**SET TASK**
Write out the full listing exactly as given, minus the images.

**MATERIAL PROVIDED**
(begin)

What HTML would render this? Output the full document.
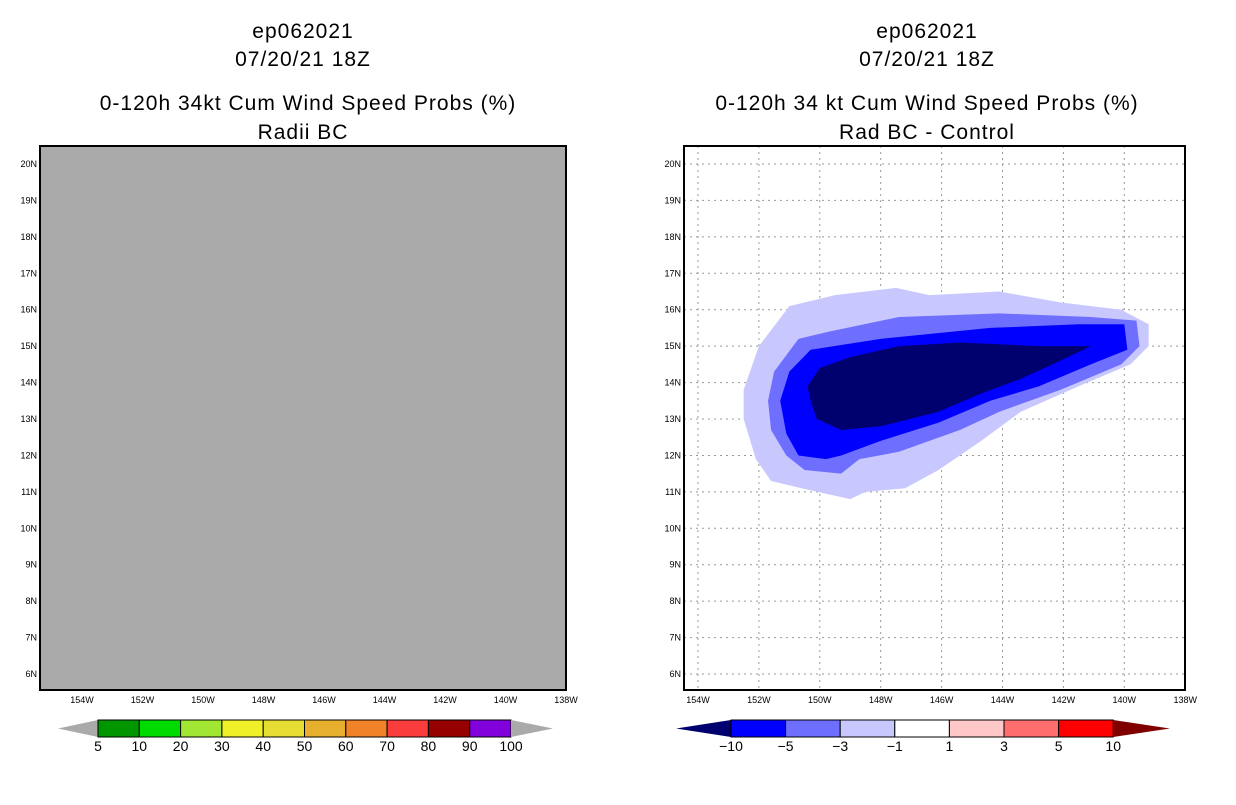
<!DOCTYPE html>
<html><head><meta charset="utf-8"><style>
body{margin:0;background:#fff;width:1236px;height:800px;overflow:hidden;font-family:"Liberation Sans",sans-serif}
</style></head><body>
<svg id="svg" width="1236" height="800" xmlns="http://www.w3.org/2000/svg" font-family="Liberation Sans, sans-serif">
<g font-size="21" text-anchor="middle" fill="#000" letter-spacing="1">
<text x="303" y="38">ep062021</text>
<text x="303" y="66">07/20/21 18Z</text>
<text x="308" y="110">0-120h 34kt Cum Wind Speed Probs (%)</text>
<text x="303" y="139">Radii BC</text>
<text x="927" y="38">ep062021</text>
<text x="927" y="66">07/20/21 18Z</text>
<text x="927" y="110">0-120h 34 kt Cum Wind Speed Probs (%)</text>
<text x="927" y="139">Rad BC - Control</text>
</g>
<rect x="40" y="146" width="526" height="544" fill="#aaaaaa" stroke="#000" stroke-width="2"/>
<rect x="684" y="146" width="501" height="544" fill="#fff"/>
<g id="rgrid"></g>
<g id="rcont"></g>
<rect x="684" y="146" width="501" height="544" fill="none" stroke="#000" stroke-width="2"/>
<g id="axes" font-size="9" fill="#000"></g>
<g id="cbars"></g>
</svg>
<script>
const lonTicks=[-154,-152,-150,-148,-146,-144,-142,-140,-138];
const latTicks=[6,7,8,9,10,11,12,13,14,15,16,17,18,19,20];
const leftLevels=["5","10","20","30","40","50","60","70","80","90","100"];
const leftColors=["#009600","#00dc00","#a0e632","#f0f028","#e6dc32","#e6af2d","#f08228","#fa3c3c","#960000","#8200dc"];
const rightLevels=["\u221210","\u22125","\u22123","\u22121","1","3","5","10"];
const rightColors=["#0000ff","#6e6eff","#c8c8ff","#ffffff","#ffc8c8","#ff6e6e","#ff0000"];
const outerLon=[-152.5,-152.0,-151.0,-149.5,-147.5,-146.4,-144.1,-142.1,-140.1,-139.2,-139.2,-139.8,-141.5,-143.4,-144.7,-146.1,-147.2,-148.5,-149.0,-150.6,-151.6,-152.1,-152.5];
const outerLat=[13.8,15.0,16.1,16.4,16.6,16.4,16.5,16.2,16.0,15.6,15.0,14.5,13.9,13.2,12.4,11.6,11.1,11.0,10.8,11.1,11.3,11.9,13.0];
const midLon=[-151.7,-151.5,-150.7,-149.7,-147.4,-144.1,-141.1,-139.6,-139.5,-140.1,-142.1,-144.1,-145.4,-147.4,-148.7,-149.3,-150.5,-151.1,-151.6];
const midLat=[13.5,14.3,15.2,15.4,15.8,15.9,15.8,15.7,15.0,14.5,13.8,13.2,12.7,12.1,11.9,11.5,11.6,12.0,12.7];
const blueLon=[-151.3,-151.0,-150.3,-148.0,-144.4,-141.5,-140.0,-139.9,-141.1,-142.8,-144.4,-146.1,-148.0,-149.3,-149.8,-150.7,-151.1];
const blueLat=[13.5,14.3,14.9,15.2,15.5,15.6,15.6,14.9,14.5,13.9,13.5,12.9,12.4,12.0,11.9,12.0,12.6];
const navyLon=[-150.4,-150.0,-149.0,-147.4,-145.4,-142.8,-141.1,-142.1,-143.4,-144.7,-146.1,-148.0,-149.3,-150.1,-150.3];
const navyLat=[13.9,14.4,14.7,15.0,15.1,15.0,15.0,14.6,14.1,13.7,13.2,12.8,12.7,13.0,13.5];

const NS="http://www.w3.org/2000/svg";
function mk(t,a,p){const e=document.createElementNS(NS,t);for(const k in a)e.setAttribute(k,a[k]);p.appendChild(e);return e;}
const yOf=lat=>164+(20-lat)*36.43;
const xL=lon=>82+(lon+154)*30.25;
const xR=lon=>698+(lon+154)*30.45;
const grid=document.getElementById('rgrid'),axes=document.getElementById('axes'),cont=document.getElementById('rcont'),cb=document.getElementById('cbars');
lonTicks.forEach(l=>{
  const g=mk('line',{x1:xR(l),x2:xR(l),y1:146,y2:690,stroke:'#999',"stroke-dasharray":'2,4'},grid);
  
  
  const lab=(-l)+'W';
  [[xL,'left'],[xR,'right']].forEach(([f,s])=>{
    const t=mk('text',{x:f(l),y:703,"text-anchor":'middle'},axes);t.textContent=lab;
    
    
  });
});
latTicks.forEach(l=>{
  const g=mk('line',{x1:684,x2:1185,y1:yOf(l),y2:yOf(l),stroke:'#999',"stroke-dasharray":'2,4'},grid);
  
  
  [[37,'left'],[681,'right']].forEach(([x,s])=>{
    const t=mk('text',{x:x,y:yOf(l)+3,"text-anchor":'end'},axes);t.textContent=l+'N';
    
    
  });
});
[[outerLon,outerLat,'#c8c8ff','contour-minus1'],[midLon,midLat,'#6e6eff','contour-minus3'],[blueLon,blueLat,'#0000ff','contour-minus5'],[navyLon,navyLat,'#00006e','contour-minus10']].forEach(([lo,la,c,n])=>{
  const p=mk('polygon',{points:lo.map((v,i)=>xR(v)+','+yOf(la[i])).join(' '),fill:c},cont);
  
  
});
// left colorbar
const lx0=98,lw=41.3,cy0=720,cy1=737;
let tr=mk('polygon',{points:`58,${(cy0+cy1)/2} ${lx0},${cy0} ${lx0},${cy1}`,fill:'#aaa'},cb);


leftColors.forEach((c,i)=>{
  const r=mk('rect',{x:lx0+i*lw,y:cy0,width:lw,height:cy1-cy0,fill:c,stroke:'#000'},cb);
  
  
});
tr=mk('polygon',{points:`${lx0+10*lw},${cy0} ${lx0+10*lw},${cy1} 553,${(cy0+cy1)/2}`,fill:'#aaa'},cb);


leftLevels.forEach((s,i)=>{
  const t=mk('text',{x:lx0+i*lw,y:751,"text-anchor":'middle',"font-size":14},cb);t.textContent=s;
  
  
});
// right colorbar
const rx0=731,rw=54.6;
tr=mk('polygon',{points:`676,${(cy0+cy1)/2} ${rx0},${cy0} ${rx0},${cy1}`,fill:'#00006e'},cb);


rightColors.forEach((c,i)=>{
  const r=mk('rect',{x:rx0+i*rw,y:cy0,width:rw,height:cy1-cy0,fill:c,stroke:'#000'},cb);
  
  
});
tr=mk('polygon',{points:`${rx0+7*rw},${cy0} ${rx0+7*rw},${cy1} 1170,${(cy0+cy1)/2}`,fill:'#800000'},cb);


rightLevels.forEach((s,i)=>{
  const t=mk('text',{x:rx0+i*rw,y:751,"text-anchor":'middle',"font-size":14},cb);t.textContent=s;
  
  
});
</script>
</body></html>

(end)

**RESPONSE TO THE TASK**
What HTML would render this? Output the full document.
<!DOCTYPE html>
<html><head><meta charset="utf-8"><style>
body{margin:0;background:#fff;width:1236px;height:800px;overflow:hidden;font-family:"Liberation Sans",sans-serif}
</style></head><body>
<svg id="svg" width="1236" height="800" xmlns="http://www.w3.org/2000/svg" font-family="Liberation Sans, sans-serif">
<g font-size="21" text-anchor="middle" fill="#000" letter-spacing="1">
<text x="303" y="38">ep062021</text>
<text x="303" y="66">07/20/21 18Z</text>
<text x="308" y="110">0-120h 34kt Cum Wind Speed Probs (%)</text>
<text x="303" y="139">Radii BC</text>
<text x="927" y="38">ep062021</text>
<text x="927" y="66">07/20/21 18Z</text>
<text x="927" y="110">0-120h 34 kt Cum Wind Speed Probs (%)</text>
<text x="927" y="139">Rad BC - Control</text>
</g>
<rect x="40" y="146" width="526" height="544" fill="#aaaaaa" stroke="#000" stroke-width="2"/>
<rect x="684" y="146" width="501" height="544" fill="#fff"/>
<g id="rgrid"></g>
<g id="rcont"></g>
<rect x="684" y="146" width="501" height="544" fill="none" stroke="#000" stroke-width="2"/>
<g id="axes" font-size="9" fill="#000"></g>
<g id="cbars"></g>
</svg>
<script>
const lonTicks=[-154,-152,-150,-148,-146,-144,-142,-140,-138];
const latTicks=[6,7,8,9,10,11,12,13,14,15,16,17,18,19,20];
const leftLevels=["5","10","20","30","40","50","60","70","80","90","100"];
const leftColors=["#009600","#00dc00","#a0e632","#f0f028","#e6dc32","#e6af2d","#f08228","#fa3c3c","#960000","#8200dc"];
const rightLevels=["\u221210","\u22125","\u22123","\u22121","1","3","5","10"];
const rightColors=["#0000ff","#6e6eff","#c8c8ff","#ffffff","#ffc8c8","#ff6e6e","#ff0000"];
const outerLon=[-152.5,-152.0,-151.0,-149.5,-147.5,-146.4,-144.1,-142.1,-140.1,-139.2,-139.2,-139.8,-141.5,-143.4,-144.7,-146.1,-147.2,-148.5,-149.0,-150.6,-151.6,-152.1,-152.5];
const outerLat=[13.8,15.0,16.1,16.4,16.6,16.4,16.5,16.2,16.0,15.6,15.0,14.5,13.9,13.2,12.4,11.6,11.1,11.0,10.8,11.1,11.3,11.9,13.0];
const midLon=[-151.7,-151.5,-150.7,-149.7,-147.4,-144.1,-141.1,-139.6,-139.5,-140.1,-142.1,-144.1,-145.4,-147.4,-148.7,-149.3,-150.5,-151.1,-151.6];
const midLat=[13.5,14.3,15.2,15.4,15.8,15.9,15.8,15.7,15.0,14.5,13.8,13.2,12.7,12.1,11.9,11.5,11.6,12.0,12.7];
const blueLon=[-151.3,-151.0,-150.3,-148.0,-144.4,-141.5,-140.0,-139.9,-141.1,-142.8,-144.4,-146.1,-148.0,-149.3,-149.8,-150.7,-151.1];
const blueLat=[13.5,14.3,14.9,15.2,15.5,15.6,15.6,14.9,14.5,13.9,13.5,12.9,12.4,12.0,11.9,12.0,12.6];
const navyLon=[-150.4,-150.0,-149.0,-147.4,-145.4,-142.8,-141.1,-142.1,-143.4,-144.7,-146.1,-148.0,-149.3,-150.1,-150.3];
const navyLat=[13.9,14.4,14.7,15.0,15.1,15.0,15.0,14.6,14.1,13.7,13.2,12.8,12.7,13.0,13.5];

const NS="http://www.w3.org/2000/svg";
function mk(t,a,p){const e=document.createElementNS(NS,t);for(const k in a)e.setAttribute(k,a[k]);p.appendChild(e);return e;}
const yOf=lat=>164+(20-lat)*36.43;
const xL=lon=>82+(lon+154)*30.25;
const xR=lon=>698+(lon+154)*30.45;
const grid=document.getElementById('rgrid'),axes=document.getElementById('axes'),cont=document.getElementById('rcont'),cb=document.getElementById('cbars');
lonTicks.forEach(l=>{
  const g=mk('line',{x1:xR(l),x2:xR(l),y1:146,y2:690,stroke:'#999',"stroke-dasharray":'2,4'},grid);
  
  
  const lab=(-l)+'W';
  [[xL,'left'],[xR,'right']].forEach(([f,s])=>{
    const t=mk('text',{x:f(l),y:703,"text-anchor":'middle'},axes);t.textContent=lab;
    
    
  });
});
latTicks.forEach(l=>{
  const g=mk('line',{x1:684,x2:1185,y1:yOf(l),y2:yOf(l),stroke:'#999',"stroke-dasharray":'2,4'},grid);
  
  
  [[37,'left'],[681,'right']].forEach(([x,s])=>{
    const t=mk('text',{x:x,y:yOf(l)+3,"text-anchor":'end'},axes);t.textContent=l+'N';
    
    
  });
});
[[outerLon,outerLat,'#c8c8ff','contour-minus1'],[midLon,midLat,'#6e6eff','contour-minus3'],[blueLon,blueLat,'#0000ff','contour-minus5'],[navyLon,navyLat,'#00006e','contour-minus10']].forEach(([lo,la,c,n])=>{
  const p=mk('polygon',{points:lo.map((v,i)=>xR(v)+','+yOf(la[i])).join(' '),fill:c},cont);
  
  
});
// left colorbar
const lx0=98,lw=41.3,cy0=720,cy1=737;
let tr=mk('polygon',{points:`58,${(cy0+cy1)/2} ${lx0},${cy0} ${lx0},${cy1}`,fill:'#aaa'},cb);


leftColors.forEach((c,i)=>{
  const r=mk('rect',{x:lx0+i*lw,y:cy0,width:lw,height:cy1-cy0,fill:c,stroke:'#000'},cb);
  
  
});
tr=mk('polygon',{points:`${lx0+10*lw},${cy0} ${lx0+10*lw},${cy1} 553,${(cy0+cy1)/2}`,fill:'#aaa'},cb);


leftLevels.forEach((s,i)=>{
  const t=mk('text',{x:lx0+i*lw,y:751,"text-anchor":'middle',"font-size":14},cb);t.textContent=s;
  
  
});
// right colorbar
const rx0=731,rw=54.6;
tr=mk('polygon',{points:`676,${(cy0+cy1)/2} ${rx0},${cy0} ${rx0},${cy1}`,fill:'#00006e'},cb);


rightColors.forEach((c,i)=>{
  const r=mk('rect',{x:rx0+i*rw,y:cy0,width:rw,height:cy1-cy0,fill:c,stroke:'#000'},cb);
  
  
});
tr=mk('polygon',{points:`${rx0+7*rw},${cy0} ${rx0+7*rw},${cy1} 1170,${(cy0+cy1)/2}`,fill:'#800000'},cb);


rightLevels.forEach((s,i)=>{
  const t=mk('text',{x:rx0+i*rw,y:751,"text-anchor":'middle',"font-size":14},cb);t.textContent=s;
  
  
});
</script>
</body></html>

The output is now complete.